## WORK TO DO
Take each line containing "image" and report it exactly as written.

(Code that draws figures)
↓

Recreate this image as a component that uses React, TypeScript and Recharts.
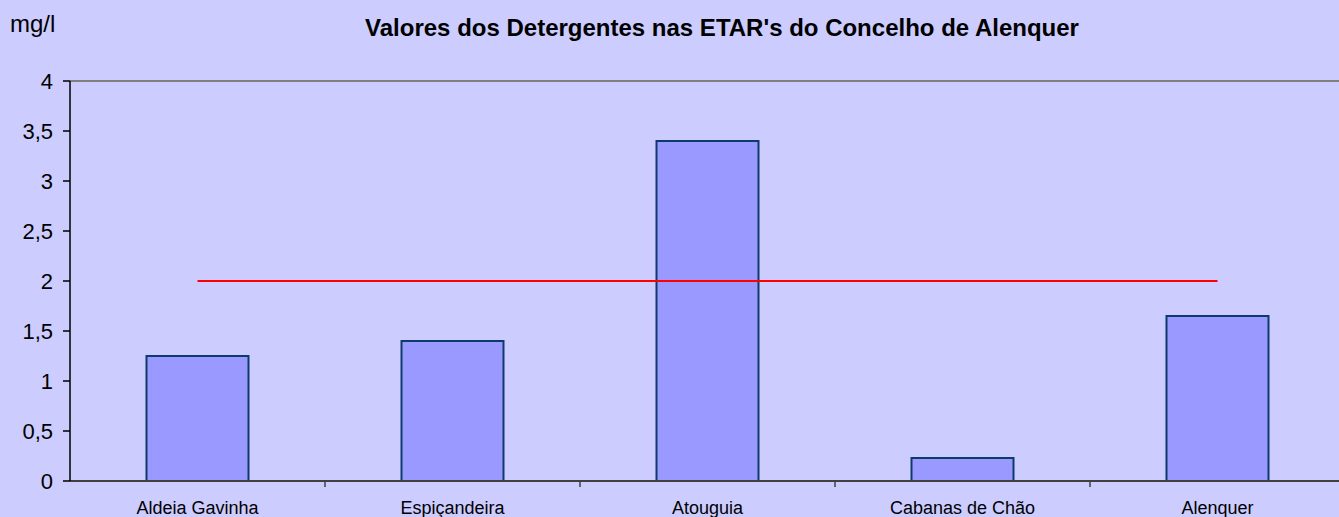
import { ComposedChart, Bar, Line, XAxis, YAxis, ReferenceLine } from 'recharts';

const stations = ['Aldeia Gavinha', 'Espiçandeira', 'Atouguia', 'Cabanas de Chão', 'Alenquer'];
const detergentValues = [1.25, 1.4, 3.4, 0.23, 1.65];
const limitValues = [2, 2, 2, 2, 2];
const yTicks = [0, 0.5, 1, 1.5, 2, 2.5, 3, 3.5, 4];

const data = stations.map((name, i) => ({
    name,
    value: detergentValues[i],
    limit: limitValues[i],
}));

const FONT = '"Liberation Sans", Arial, sans-serif';

function CategoryTick(props: any) {
    const { x, y, payload, width, visibleTicksCount, index } = props;
    const half = width / visibleTicksCount / 2;
    return (
        <g>
            {index < visibleTicksCount - 1 && (
                <line x1={x + half} x2={x + half} y1={y - 8} y2={y - 2} stroke="#404040" strokeWidth={1.5} />
            )}
            <text x={x} y={y + 25} textAnchor="middle" fontSize={18} fill="#000" fontFamily={FONT}>
                {payload.value}
            </text>
        </g>
    );
}

function yFormat(v: number) {
    return String(v).replace('.', ',');
}

export default function App() {
    return (
        <div
            style={{
                position: 'absolute',
                left: 0,
                top: 0,
                width: 1339,
                height: 517,
                overflow: 'hidden',
                background: '#CCCCFF',
                fontFamily: FONT,
            }}
        >
            <ComposedChart
                width={1345}
                height={517}
                data={data}
                margin={{ top: 81, right: 0, bottom: 0, left: 10 }}
                barCategoryGap="30%"
                style={{ position: 'absolute', left: 0, top: 0 }}
            >
                <text x={10} y={32} fontSize={24} fill="#000" fontFamily={FONT}>
                    mg/l
                </text>
                <text x={722} y={36} textAnchor="middle" fontSize={24} fontWeight="bold" fill="#000" fontFamily={FONT}>
                    Valores dos Detergentes nas ETAR's do Concelho de Alenquer
                </text>
                <ReferenceLine y={4} stroke="#808080" strokeWidth={2} />
                <XAxis
                    dataKey="name"
                    height={36}
                    interval={0}
                    tickLine={false}
                    axisLine={{ stroke: '#404040', strokeWidth: 2 }}
                    tick={<CategoryTick />}
                />
                <YAxis
                    width={60}
                    domain={[0, 4]}
                    ticks={yTicks}
                    interval={0}
                    tickFormatter={yFormat}
                    tickSize={7}
                    tickMargin={10}
                    axisLine={{ stroke: '#000', strokeWidth: 1.5 }}
                    tickLine={{ stroke: '#000', strokeWidth: 1.5 }}
                    tick={{ fontSize: 22, fill: '#000', fontFamily: FONT }}
                />
                <Bar dataKey="value" fill="#9999FF" stroke="#0C3A6B" strokeWidth={2} isAnimationActive={false} />
                <Line
                    dataKey="limit"
                    type="linear"
                    stroke="#FF0000"
                    strokeWidth={2}
                    dot={false}
                    activeDot={false}
                    isAnimationActive={false}
                />
            </ComposedChart>
        </div>
    );
}
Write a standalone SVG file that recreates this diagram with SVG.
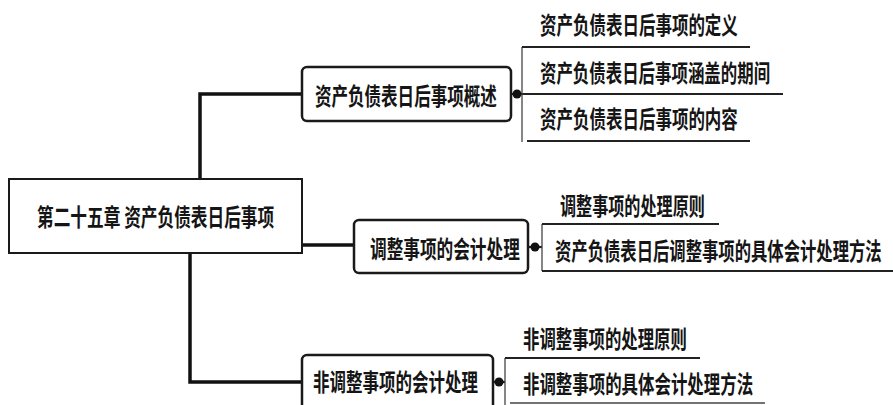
<svg xmlns="http://www.w3.org/2000/svg" width="893" height="405" viewBox="0 0 893 405">
<style>
text{font-family:"Noto Sans CJK SC","Noto Sans",sans-serif;font-size:24px;font-weight:bold;fill:#151515;dominant-baseline:central}
.root{fill:#fff;stroke:#1a1a1a;stroke-width:2}
.box{fill:#fff;stroke:#1a1a1a;stroke-width:2.5}
.conn{fill:none;stroke:#111;stroke-width:3.5}
.brk{fill:none;stroke:#444;stroke-width:1.3}
.ul{fill:none;stroke:#222;stroke-width:2.2}
.dot{fill:#111}
</style>
<rect width="893" height="405" fill="#fff"/>
<g id="connectors">
<path class="conn" d="M200,180 V94 H302"/>
<path class="conn" d="M302,245 H354"/>
<path class="conn" d="M190,252 V382 H302"/>
<path class="ul" d="M511,94 H783"/>
<path class="brk" d="M522,47 V142"/>
<path class="ul" d="M522,47 H750"/>
<path class="ul" d="M527,141 H750"/>
<path class="ul" d="M528,247 H542"/>
<path class="brk" d="M542,224 V271"/>
<path class="ul" d="M542,224 H719"/>
<path class="ul" d="M542,271 H893"/>
<path class="ul" d="M493,382 H505"/>
<path class="brk" d="M505,358 V405"/>
<path class="ul" d="M505,358 H700"/>
<path class="brk" d="M510,403 H765"/>
<circle class="dot" cx="517" cy="94" r="4.5"/>
<circle class="dot" cx="535" cy="247" r="4.5"/>
<circle class="dot" cx="499" cy="382" r="4.5"/>
</g>
<g id="root">
<rect class="root" x="9" y="179" width="293" height="74"/>
<text transform="translate(37,216) scale(0.695,1)">第二十五章 资产负债表日后事项</text>
</g>
<g id="n1">
<rect class="box" x="302" y="67" width="209" height="54" rx="5"/>
<text transform="translate(315,95) scale(0.689,1)">资产负债表日后事项概述</text>
</g>
<g id="n1a"><text transform="translate(540,24) scale(0.6875,1)">资产负债表日后事项的定义</text></g>
<g id="n1b"><text transform="translate(540,71) scale(0.685,1)">资产负债表日后事项涵盖的期间</text></g>
<g id="n1c"><text transform="translate(540,118) scale(0.6875,1)">资产负债表日后事项的内容</text></g>
<g id="n2">
<rect class="box" x="354" y="220" width="174" height="53" rx="5"/>
<text transform="translate(370,248) scale(0.694,1)">调整事项的会计处理</text>
</g>
<g id="n2a"><text transform="translate(560,204) scale(0.671,1)">调整事项的处理原则</text></g>
<g id="n2b"><text transform="translate(555,249) scale(0.681,1)">资产负债表日后调整事项的具体会计处理方法</text></g>
<g id="n3">
<rect class="box" x="302" y="355" width="191" height="56" rx="5"/>
<text transform="translate(313,381) scale(0.6875,1)">非调整事项的会计处理</text>
</g>
<g id="n3a"><text transform="translate(523,337) scale(0.683,1)">非调整事项的处理原则</text></g>
<g id="n3b"><text transform="translate(523,382) scale(0.685,1)">非调整事项的具体会计处理方法</text></g>
</svg>
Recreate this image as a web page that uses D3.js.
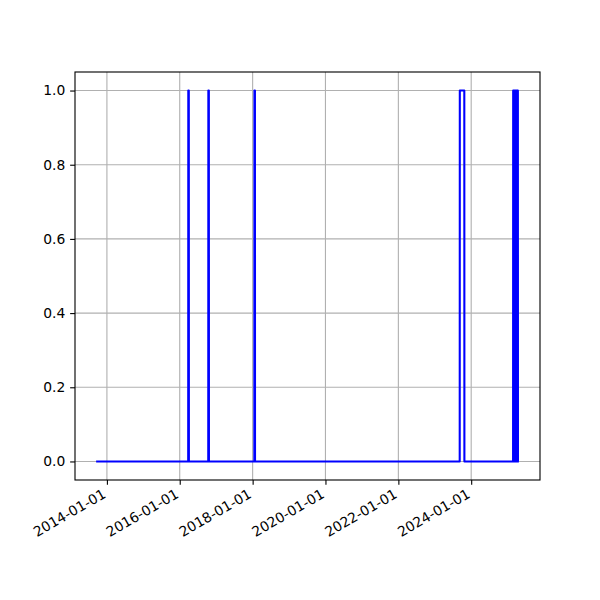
<!DOCTYPE html>
<html>
<head>
<meta charset="utf-8">
<script src="https://cdn.jsdelivr.net/npm/d3@7"></script>
<style>
  html, body { margin: 0; padding: 0; background: #fff; }
  svg { display: block; }
  text { font-family: "DejaVu Sans", sans-serif; }
</style>
</head>
<body>
<svg id="chart" width="600" height="600"></svg>
<script>
// ---- data (transitions of a 0/1 signal) ----
const dates = [
  "2013-09-15",
  "2016-03-26", "2016-03-27", "2016-04-01", "2016-04-02",
  "2016-10-13", "2016-10-14", "2016-10-19", "2016-10-20",
  "2018-01-18", "2018-01-19", "2018-01-24", "2018-01-25",
  "2023-09-08", "2023-09-09", "2023-10-24", "2023-10-25",
  "2025-02-24", "2025-02-25", "2025-02-26",
  "2025-03-04", "2025-03-05", "2025-03-06",
  "2025-03-12", "2025-03-13", "2025-03-14",
  "2025-03-20", "2025-03-21", "2025-03-22",
  "2025-03-28", "2025-03-29", "2025-03-30",
  "2025-04-05", "2025-04-06", "2025-04-07",
  "2025-04-12", "2025-04-13", "2025-04-14",
  "2025-04-23"
];
const values = [
  0,
  0, 1, 1, 0,
  0, 1, 1, 0,
  0, 1, 1, 0,
  0, 1, 1, 0,
  0, 1, 0,
  0, 1, 0,
  0, 1, 0,
  0, 1, 0,
  0, 1, 0,
  0, 1, 0,
  0, 1, 0,
  0
];
const yTicks = [0.0, 0.2, 0.4, 0.6, 0.8, 1.0];
const xTickLabels = ["2014-01-01", "2016-01-01", "2018-01-01", "2020-01-01", "2022-01-01", "2024-01-01"];

// ---- layout ----
const L = 75, R = 540, T = 72, B = 480;
const pt = 100 / 72;
const parse = d3.utcParse("%Y-%m-%d");
const series = dates.map((d, i) => ({ t: parse(d), v: values[i] }));

const t0 = d3.min(series, d => d.t), t1 = d3.max(series, d => d.t);
const span = t1 - t0;
const x = d3.scaleUtc()
  .domain([new Date(+t0 - 0.05 * span), new Date(+t1 + 0.05 * span)])
  .range([L, R]);
const y = d3.scaleLinear().domain([-0.05, 1.05]).range([B, T]);

const svg = d3.select("#chart");
const fs = 10 * pt;

// grid
const xt = xTickLabels.map(parse);
const grid = svg.append("g");
grid.selectAll("line.gx").data(xt).enter().append("line")
  .attr("x1", d => x(d)).attr("x2", d => x(d)).attr("y1", T).attr("y2", B)
  .attr("stroke", "#b0b0b0").attr("stroke-width", 0.8 * pt);
grid.selectAll("line.gy").data(yTicks).enter().append("line")
  .attr("x1", L).attr("x2", R).attr("y1", d => y(d)).attr("y2", d => y(d))
  .attr("stroke", "#b0b0b0").attr("stroke-width", 0.8 * pt);

// line
svg.append("defs").append("clipPath").attr("id", "clip")
  .append("rect").attr("x", L).attr("y", T).attr("width", R - L).attr("height", B - T);
svg.append("path")
  .datum(series)
  .attr("clip-path", "url(#clip)")
  .attr("fill", "none")
  .attr("stroke", "#0000ff")
  .attr("stroke-width", 1.5 * pt)
  .attr("stroke-linejoin", "round")
  .attr("stroke-linecap", "butt")
  .attr("d", d3.line().x(d => x(d.t)).y(d => y(d.v)));

// spines
svg.append("rect").attr("x", L).attr("y", T).attr("width", R - L).attr("height", B - T)
  .attr("fill", "none").attr("stroke", "#000").attr("stroke-width", 0.8 * pt);

// y axis
const tickLen = 3.5 * pt, pad = 3.5 * pt;
const yAxis = svg.append("g").attr("transform", `translate(${L},0)`)
  .call(d3.axisLeft(y).tickValues(yTicks).tickFormat(d3.format(".1f"))
        .tickSize(tickLen).tickPadding(pad));
yAxis.select(".domain").remove();
yAxis.selectAll("line").attr("stroke", "#000").attr("stroke-width", 0.8 * pt);
yAxis.selectAll("text").attr("font-size", fs).attr("fill", "#000")
  .attr("font-family", "DejaVu Sans");

// x axis
const xAxis = svg.append("g").attr("transform", `translate(0,${B})`)
  .call(d3.axisBottom(x).tickValues(xt).tickFormat(d3.utcFormat("%Y-%m-%d"))
        .tickSize(tickLen).tickPadding(pad));
xAxis.select(".domain").remove();
xAxis.selectAll("line").attr("stroke", "#000").attr("stroke-width", 0.8 * pt);
const h = 0.996 * fs, desc = 0.236 * fs;
xAxis.selectAll(".tick text")
  .attr("font-size", fs).attr("fill", "#000").attr("font-family", "DejaVu Sans")
  .attr("text-anchor", "end")
  .attr("dy", null)
  .attr("y", -desc)
  .attr("transform", `translate(1,${tickLen + pad + 0.866 * h - 2}) rotate(-30)`);
</script>
</body>
</html>
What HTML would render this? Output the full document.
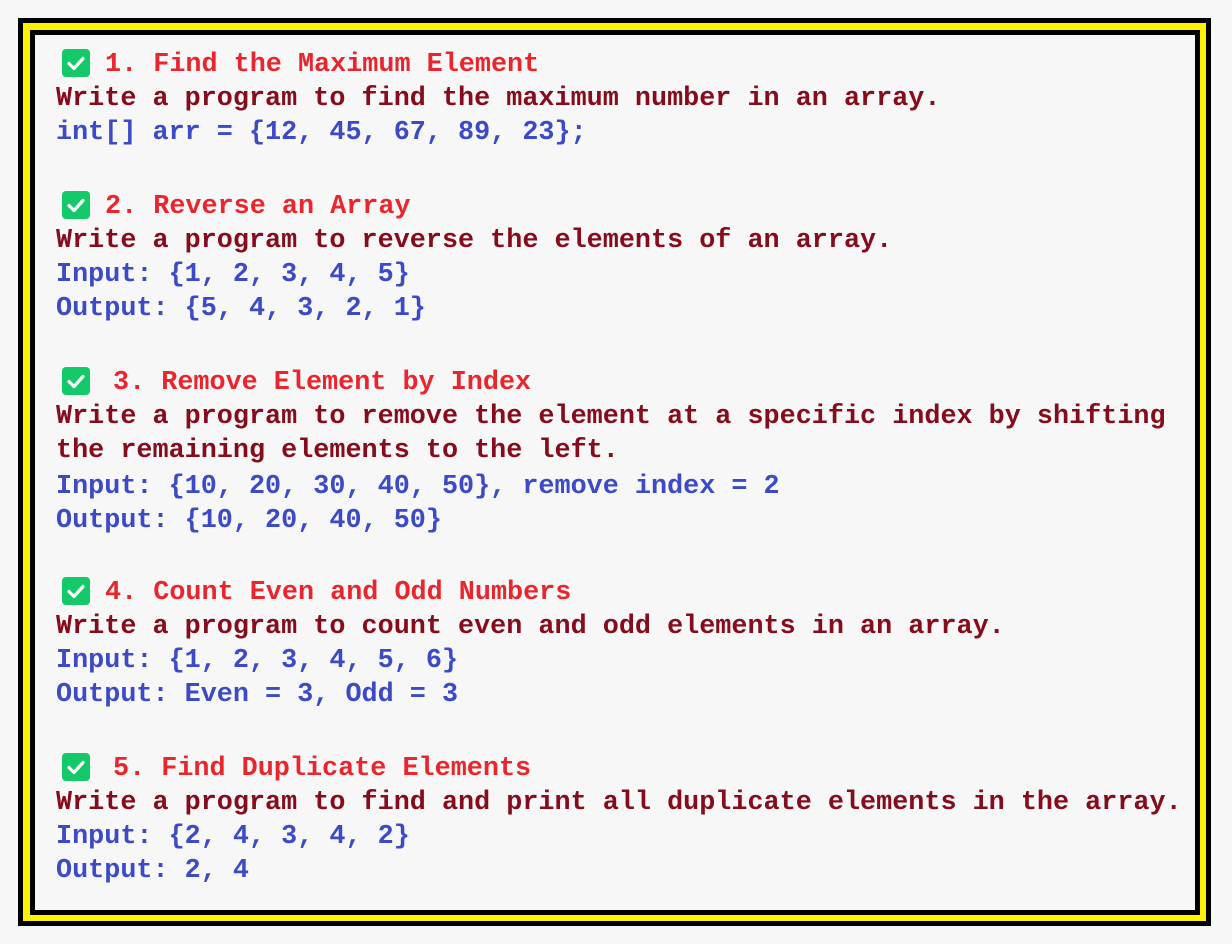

↑

## WRITTEN SOLUTION
Recreate this image as a component that uses React, TypeScript and Recharts.
Recreate this image as a web page that uses D3.js.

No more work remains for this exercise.